Here at IMPACT, we love using email to connect and interact with our audience.
(If you’re interested in all things marketing, check out the juicy content we deliver straight to your inbox with THE LATEST.)
That being said, with the great opportunity that comes with email there is also plenty of room for error. There are certain things we see in emails that immediately make us marketers cringe, and will surely create a bad experience for your user.
Below, we’ll walk through some of our biggest email marketing pet peeves that can kill your conversion rates, and how you can correct them.
Biggest Email Marketing Pet Peeves
1. No Personalization
Emails that aren't personalized are more likely to come across as mass emails that may lack value for your subscribers.
So if you have specific information about your subscribers, such as their first name or even company name, consider using that in your copy (or even in the subject line - it’s quite the attention grabber).
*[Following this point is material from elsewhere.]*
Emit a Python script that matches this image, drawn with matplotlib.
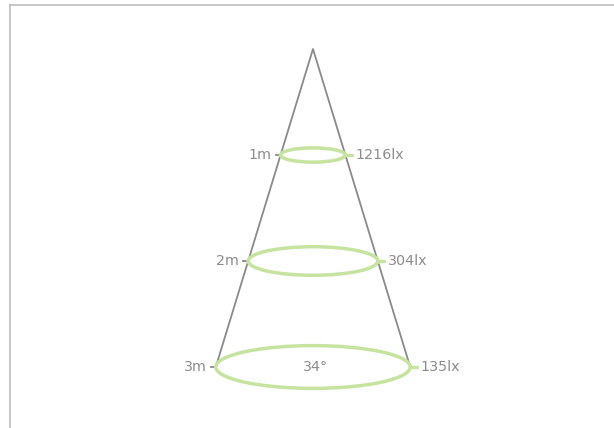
import matplotlib
matplotlib.use("Agg")
import matplotlib.pyplot as plt
from matplotlib.patches import Ellipse
from matplotlib.lines import Line2D
import numpy as np

# beam data
distances = [1, 2, 3]
dist_labels = ["1m", "2m", "3m"]
lux_labels = ["1216lx", "304lx", "135lx"]
beam_angle = 34

green = "#c6e39f"
grey = "#8a8a8a"
txt = "#8c8c8c"

fig = plt.figure(figsize=(6.14, 4.28), dpi=100)
ax = fig.add_axes([0, 0, 1, 1])
ax.set_xlim(-2.953, 2.840)
ax.set_ylim(3.575, -0.462)
ax.set_aspect("equal")
ax.axis("off")

half = np.tan(np.radians(beam_angle / 2))
dmax = max(distances)

# cone
ax.plot([-half * dmax, 0, half * dmax], [dmax, 0, dmax], color=grey, lw=1.3, zorder=1)

for d, dl, ll in zip(distances, dist_labels, lux_labels):
    r = half * d
    ax.add_patch(Ellipse((0, d), 2 * r, 0.44 * r, fill=False, ec=green, lw=2.5, zorder=2))
    ax.plot([-r - 0.045, -r], [d, d], color=grey, lw=1.3, zorder=1)
    ax.plot([r, r + 0.06], [d, d], color=green, lw=2.5, solid_capstyle="round", zorder=2)
    ax.text(-r - 0.085, d, dl, ha="right", va="center", color=txt, fontsize=10.3)
    ax.text(r + 0.095, d, ll, ha="left", va="center", color=txt, fontsize=10.3)

ax.text(0.02, dmax, f"{beam_angle}°", ha="center", va="center", color=txt, fontsize=10.3)

# frame
fig.add_artist(Line2D([10 / 614, 10 / 614], [0, 1 - 5 / 428], color="#bdbdbd", lw=1.2))
fig.add_artist(Line2D([10 / 614, 1], [1 - 5 / 428, 1 - 5 / 428], color="#bdbdbd", lw=1.2))

fig.savefig("out.png", dpi=100, facecolor="white")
And, in the case you are sending an email to a list and you don’t have names assigned to certain contacts, you can set the value to automatically default to something generic like ‘there.’
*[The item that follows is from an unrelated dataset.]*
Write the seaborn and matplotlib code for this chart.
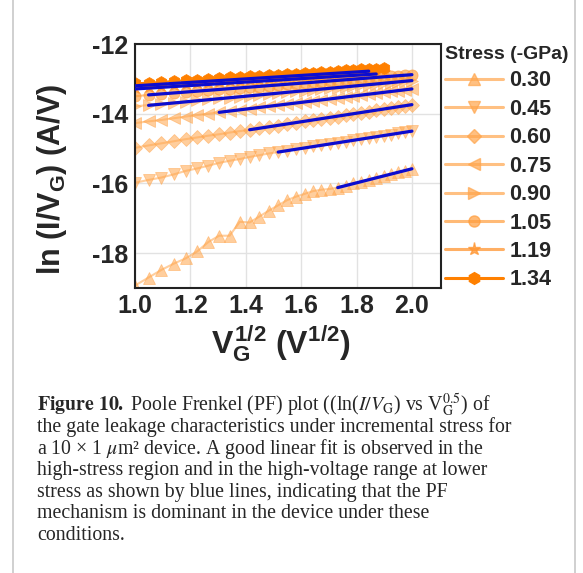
import numpy as np
import pandas as pd
import matplotlib
matplotlib.use("Agg")
import matplotlib.pyplot as plt
import seaborn as sns
from matplotlib.lines import Line2D
from matplotlib.ticker import MultipleLocator

# ---------------- data ----------------
V_G = [1.0, 1.1, 1.2, 1.3, 1.4, 1.5, 1.6, 1.7, 1.8, 1.9, 2.0, 2.1, 2.2, 2.3, 2.4, 2.5,
       2.6, 2.7, 2.8, 2.9, 3.0, 3.1, 3.2, 3.3, 3.4, 3.5, 3.6, 3.7, 3.8, 3.9, 4.0]

stress_labels = ["0.30", "0.45", "0.60", "0.75", "0.90", "1.05", "1.19", "1.34"]

y_030 = [-18.93, -18.70, -18.48, -18.30, -18.15, -17.95, -17.68, -17.50, -17.50, -17.10,
         -17.12, -16.95, -16.78, -16.63, -16.48, -16.38, -16.30, -16.22, -16.18, -16.16,
         -16.12, -16.06, -16.00, -15.95, -15.89, -15.84, -15.79, -15.74, -15.68, -15.63, -15.58]
y_045 = [-15.98, -15.90, -15.83, -15.74, -15.64, -15.57, -15.49, -15.41, -15.35, -15.30,
         -15.24, -15.19, -15.14, -15.10, -15.06, -15.02, -14.98, -14.94, -14.91, -14.87,
         -14.83, -14.80, -14.76, -14.73, -14.69, -14.66, -14.63, -14.60, -14.56, -14.53, -14.50]
y_060 = [-14.98, -14.91, -14.85, -14.79, -14.73, -14.68, -14.63, -14.59, -14.54, -14.50,
         -14.46, -14.42, -14.38, -14.34, -14.30, -14.26, -14.22, -14.18, -14.15, -14.11,
         -14.08, -14.04, -14.00, -13.97, -13.94, -13.90, -13.87, -13.84, -13.80, -13.77, -13.74]
y_075 = [-14.27, -14.22, -14.18, -14.13, -14.08, -14.04, -14.00, -13.96, -13.92, -13.89,
         -13.86, -13.82, -13.79, -13.76, -13.73, -13.70, -13.67, -13.64, -13.61, -13.58,
         -13.55, -13.52, -13.49, -13.47, -13.44, -13.41, -13.39, -13.36, -13.34, -13.31, -13.29]
y_090 = [-13.79, -13.75, -13.72, -13.68, -13.65, -13.62, -13.59, -13.56, -13.54, -13.51,
         -13.48, -13.46, -13.43, -13.41, -13.38, -13.36, -13.34, -13.32, -13.29, -13.27,
         -13.25, -13.23, -13.21, -13.19, -13.17, -13.15, -13.13, -13.11, -13.09, -13.07, -13.05]
y_105 = [-13.50, -13.46, -13.43, -13.40, -13.38, -13.35, -13.33, -13.30, -13.28, -13.26,
         -13.24, -13.22, -13.20, -13.18, -13.16, -13.14, -13.12, -13.10, -13.09, -13.07,
         -13.05, -13.03, -13.02, -13.00, -12.98, -12.97, -12.95, -12.93, -12.92, -12.90, -12.88]
y_119 = [-13.25, -13.22, -13.20, -13.17, -13.15, -13.13, -13.11, -13.09, -13.07, -13.05,
         -13.03, -13.02, -13.00, -12.98, -12.97, -12.95, -12.94, -12.92, -12.91, -12.89,
         -12.88, -12.86, -12.85, -12.84, -12.83, -12.81, -12.80]
y_134 = [-13.13, -13.11, -13.09, -13.06, -13.04, -13.02, -13.00, -12.98, -12.96, -12.95,
         -12.93, -12.91, -12.90, -12.88, -12.86, -12.85, -12.83, -12.82, -12.80, -12.79,
         -12.77, -12.76, -12.75, -12.73, -12.72, -12.71, -12.70]

# linear PF fits (blue lines): start / end points
fit_x0 = [1.732, 1.517, 1.414, 1.304, 1.049, 1.049, 1.000, 1.000]
fit_x1 = [2.000, 2.000, 2.000, 2.000, 2.000, 2.000, 1.871, 1.844]
fit_y0 = [-16.12, -15.10, -14.46, -13.96, -13.76, -13.46, -13.29, -13.20]
fit_y1 = [-15.58, -14.50, -13.74, -13.29, -13.05, -12.88, -12.86, -12.78]

x_ticks = [1.0, 1.2, 1.4, 1.6, 1.8, 2.0]
x_ticklabels = ["1.0", "1.2", "1.4", "1.6", "1.8", "2.0"]
y_ticks = [-12, -14, -16, -18]
y_ticklabels = ["-12", "-14", "-16", "-18"]

series = [y_030, y_045, y_060, y_075, y_090, y_105, y_119, y_134]

# ---------------- styles ----------------
markers = ["^", "v", "D", "<", ">", "o", "*", "h"]
colors = ["#FFA64D", "#FFA64D", "#FFA64D", "#FFA64D", "#FFA64D", "#FF9D3C", "#FF9530", "#FF8000"]
alphas = [0.55, 0.55, 0.55, 0.55, 0.55, 0.65, 0.75, 1.0]
msizes = [8.5, 8.5, 7, 8.5, 8.5, 8, 9.5, 8.5]

sns.set_style("white")
plt.rcParams["font.family"] = ["Liberation Sans", "DejaVu Sans"]
plt.rcParams["mathtext.fontset"] = "custom"
plt.rcParams["mathtext.rm"] = "Liberation Sans:bold"
plt.rcParams["mathtext.it"] = "Liberation Sans:bold"
plt.rcParams["mathtext.bf"] = "Liberation Sans:bold"

fig = plt.figure(figsize=(5.83, 5.73), dpi=100)
ax = fig.add_axes([135 / 583, 1 - 288 / 573, 306 / 583, 244 / 573])

rows = []
for lab, ys in zip(stress_labels, series):
    for v, y in zip(V_G, ys):
        rows.append({"sqrtV": np.sqrt(v), "lnIV": y, "Stress": lab})
df = pd.DataFrame(rows)

for lab, m, c, a, ms in zip(stress_labels, markers, colors, alphas, msizes):
    sub = df[df["Stress"] == lab]
    sns.lineplot(data=sub, x="sqrtV", y="lnIV", ax=ax, color=c, alpha=a,
                 marker=m, markersize=ms, markeredgewidth=0.6, markeredgecolor=c,
                 linewidth=1.5, legend=False, estimator=None, sort=False, zorder=2)

fit_df = pd.DataFrame({"x": fit_x0 + fit_x1, "y": fit_y0 + fit_y1,
                       "fit": stress_labels + stress_labels})
for lab in stress_labels:
    sub = fit_df[fit_df["fit"] == lab]
    sns.lineplot(data=sub, x="x", y="y", ax=ax, color="#0C0CCF", linewidth=2.3,
                 legend=False, estimator=None, sort=False, zorder=4)

ax.set_xlim(1.0, 2.105)
ax.set_ylim(-19, -12)
ax.xaxis.set_minor_locator(MultipleLocator(0.1))
ax.yaxis.set_minor_locator(MultipleLocator(1))
ax.set_xticks(x_ticks)
ax.set_xticklabels(x_ticklabels, fontweight="bold")
ax.set_yticks(y_ticks)
ax.set_yticklabels(y_ticklabels, fontweight="bold")
ax.grid(True, which="major", color="#E2E2E2", linewidth=1.0)
ax.set_axisbelow(True)
ax.tick_params(which="major", direction="in", length=4, width=1.3, labelsize=18,
               top=False, right=False)
ax.tick_params(axis="x", which="major", pad=4)
ax.tick_params(axis="y", which="major", pad=5)
ax.tick_params(which="minor", direction="in", length=3, width=1.1, top=False, right=False)
for sp in ax.spines.values():
    sp.set_color("#222222")
    sp.set_linewidth(1.5)

ax.set_xlabel(r"$V_G^{1/2}$ (V$^{1/2}$)", fontsize=23, fontweight="bold")
ax.xaxis.label.set_va("center")
ax.xaxis.set_label_coords((281 - 135) / 306, (288 - 344) / 244)
ax.set_ylabel(r"ln (I/V$_G$) (A/V)", fontsize=22, fontweight="bold")
ax.yaxis.label.set_va("center")
ax.yaxis.set_label_coords((52 - 135) / 306, (288 - 179) / 244)

handles = [Line2D([], [], color=c, alpha=max(a, 0.7), marker=m, markersize=ms, lw=2.2,
                  markeredgecolor=c)
           for m, c, a, ms in zip(markers, colors, alphas, msizes)]
leg = ax.legend(handles, stress_labels, title="Stress (-GPa)", loc="upper left",
                bbox_to_anchor=(445 / 583, 1 - 46 / 573), bbox_transform=fig.transFigure,
                frameon=False, prop={"weight": "bold", "size": 15.5},
                title_fontproperties={"weight": "bold", "size": 14},
                handlelength=2.7, handletextpad=0.28, labelspacing=0.345, borderpad=0,
                borderaxespad=0, alignment="left")

# frame lines of the figure panel
fig.add_artist(Line2D([13 / 583, 13 / 583], [0, 1], color="#C8C8C8", lw=1.2,
                      transform=fig.transFigure))
fig.add_artist(Line2D([575 / 583, 575 / 583], [0, 1], color="#C8C8C8", lw=1.2,
                      transform=fig.transFigure))

# caption
caption_lines = [
    r"$\mathbf{Figure\ 10.}$ Poole Frenkel (PF) plot ((ln($I/V_{\mathrm{G}}$) vs V$_{\mathrm{G}}^{0.5}$) of",
    "the gate leakage characteristics under incremental stress for",
    r"a 10 × 1 $\mu$m² device. A good linear fit is observed in the",
    "high-stress region and in the high-voltage range at lower",
    "stress as shown by blue lines, indicating that the PF",
    "mechanism is dominant in the device under these",
    "conditions.",
]
cap_y = [405, 427, 449, 470, 492, 513, 535]
for txt, yy in zip(caption_lines, cap_y):
    fig.text(37 / 583, 1 - yy / 573, txt, ha="left", va="center",
             family=["Liberation Serif", "DejaVu Serif"], fontweight="normal",
             fontsize=14.3, math_fontfamily="stix")

fig.savefig("out.png", dpi=100)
This way your email would read “Hi [contact first name]” or simply “Hi there,” if there is no value for that contact.
Another key thing to consider when making your emails more personal is segmentation.
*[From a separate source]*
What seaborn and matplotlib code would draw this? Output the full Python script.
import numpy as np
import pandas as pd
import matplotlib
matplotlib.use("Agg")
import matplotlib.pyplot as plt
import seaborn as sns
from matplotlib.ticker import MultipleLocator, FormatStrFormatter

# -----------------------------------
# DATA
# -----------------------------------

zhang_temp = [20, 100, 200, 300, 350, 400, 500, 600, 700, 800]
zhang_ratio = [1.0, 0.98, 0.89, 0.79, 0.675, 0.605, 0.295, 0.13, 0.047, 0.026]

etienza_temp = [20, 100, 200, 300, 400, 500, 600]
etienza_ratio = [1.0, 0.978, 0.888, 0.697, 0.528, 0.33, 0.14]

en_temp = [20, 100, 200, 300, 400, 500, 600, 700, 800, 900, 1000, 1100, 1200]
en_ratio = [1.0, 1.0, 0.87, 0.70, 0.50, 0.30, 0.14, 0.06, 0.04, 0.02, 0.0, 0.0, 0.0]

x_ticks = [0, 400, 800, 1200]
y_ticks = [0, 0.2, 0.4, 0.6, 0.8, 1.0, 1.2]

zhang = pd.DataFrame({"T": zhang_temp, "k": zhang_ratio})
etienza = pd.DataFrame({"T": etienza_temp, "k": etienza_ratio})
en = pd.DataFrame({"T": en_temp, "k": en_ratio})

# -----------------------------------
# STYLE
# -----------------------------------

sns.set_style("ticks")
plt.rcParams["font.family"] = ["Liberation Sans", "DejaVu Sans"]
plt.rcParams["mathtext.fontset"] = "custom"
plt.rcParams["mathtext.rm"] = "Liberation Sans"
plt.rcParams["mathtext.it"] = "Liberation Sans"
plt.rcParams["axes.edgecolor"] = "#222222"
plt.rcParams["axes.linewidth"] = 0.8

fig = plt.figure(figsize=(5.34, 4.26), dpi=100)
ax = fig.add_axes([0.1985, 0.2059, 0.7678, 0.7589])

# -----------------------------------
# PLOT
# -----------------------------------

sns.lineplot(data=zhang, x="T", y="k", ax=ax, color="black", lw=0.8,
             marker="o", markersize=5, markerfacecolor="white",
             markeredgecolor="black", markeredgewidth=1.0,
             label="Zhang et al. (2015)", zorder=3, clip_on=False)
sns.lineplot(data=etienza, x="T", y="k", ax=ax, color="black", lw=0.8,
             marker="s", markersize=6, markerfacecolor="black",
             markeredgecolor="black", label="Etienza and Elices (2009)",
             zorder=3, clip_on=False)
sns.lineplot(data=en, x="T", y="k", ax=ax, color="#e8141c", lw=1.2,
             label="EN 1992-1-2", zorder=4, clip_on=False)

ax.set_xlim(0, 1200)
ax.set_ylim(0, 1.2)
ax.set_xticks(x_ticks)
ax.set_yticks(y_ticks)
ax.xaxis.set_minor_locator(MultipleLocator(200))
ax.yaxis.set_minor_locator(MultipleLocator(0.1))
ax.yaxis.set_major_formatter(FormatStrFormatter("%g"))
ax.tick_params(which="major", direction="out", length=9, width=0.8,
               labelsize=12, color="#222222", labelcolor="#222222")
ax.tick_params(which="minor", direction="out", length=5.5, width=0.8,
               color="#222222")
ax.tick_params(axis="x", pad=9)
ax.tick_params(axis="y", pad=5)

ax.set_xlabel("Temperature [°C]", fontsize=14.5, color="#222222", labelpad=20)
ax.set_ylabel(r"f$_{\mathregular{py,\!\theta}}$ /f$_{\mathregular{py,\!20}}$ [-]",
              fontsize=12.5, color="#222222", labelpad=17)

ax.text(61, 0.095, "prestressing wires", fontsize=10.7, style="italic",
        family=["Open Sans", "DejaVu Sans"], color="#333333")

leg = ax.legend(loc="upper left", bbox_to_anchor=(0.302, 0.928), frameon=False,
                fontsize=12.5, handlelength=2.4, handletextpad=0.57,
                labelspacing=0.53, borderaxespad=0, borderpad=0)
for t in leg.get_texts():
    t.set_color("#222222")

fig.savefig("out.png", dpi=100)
Consider segmenting your email lists between your organization’s different personas, different interests, or even demographics like location or income. The more targeted your emails are, the more likely they are to relate to your audience and are therefore be more successful.
2. No Clear Call-to-Action (CTA)
Every email should be sent with a clear goal in mind.
Whether the purpose of your email is to educate your subscribers about a new pillar page, share a blog post, or deliver landing page, always make the CTA stand out.
In order for email to be used as a tool to help you succeed, each email or campaign should be tied to a bigger strategy or goal. If your desired action isn’t clear (or even worse, you don’t have one) then what is point of sending the message? If you can’t determine that, it’s likely not worth sending.
Consider your email’s copy, images, and design to guide readers towards your desired action.
Make sure your call-to-action is clear, actionable, and enticing and always include a direct link in the copy, and potentially add in a larger CTA button with imagery.
As I mentioned above, we always want emails to be as human as possible, even if they may be going to a large list of subscribers, but, this doesn’t mean we shouldn’t be taking advantage of automation, as it’s a huge time saver.
Explore things like email templates and workflows. Templates are great for any type of recurring email, as they can be customized, which makes making updates super quick and easy. And workflows are amazing for setting up automated lead nurturing campaigns.
Taking advantage of automation can also greatly benefit the user.
People expect quick follow-up, especially when it comes to things like confirmations and transactional items. If you’re not using automation to deliver these types of things, it’s likely that you are taking a lot longer than you should, and frustrating people in the process.
When it comes to following up with online leads, a personalized auto-responder can be a great back-up when an immediate personal response isn’t possible.
Studies have shown that shorter subject lines, specifically those with six to 10 words generate a 7% higher open rate than those with 11-15 words.
This is no surprise as many of us are trying to sort through our inboxes quickly, but it’s just another reason to make sure what you say with those few words is intriguing.
Consider hinting at an incentive or asking a question - something that lets the reader know your message contains something valuable.
Also, remember to keep it personal. Add in your contact’s name if possible, as it creates the impression that you are speaking directly to them.
Unprofessional missteps like typos or attachments may quickly raise red flags for subscribers since spam and email hacking is at an all-time high.
To be safe, always proofread and don’t include attachments in your emails to your subscribers period.
Linking to a PDF version of what you want them to check out is a better option, and may help you from ending up in the spam folder.
7. Failing to Analyze Your Data
When you think of analyzing the success of your emails, what's the first thing you think to look at? The open rate? The open rate can be important, but it’s really only telling you how your audience is reacting to your subject line and preview text.
We also need to know what our subscribers are doing after they open the email.
Are they clicking links? Which ones? Where are they located in your email? Are they unsubscribing or replying? How many times have they opened your email?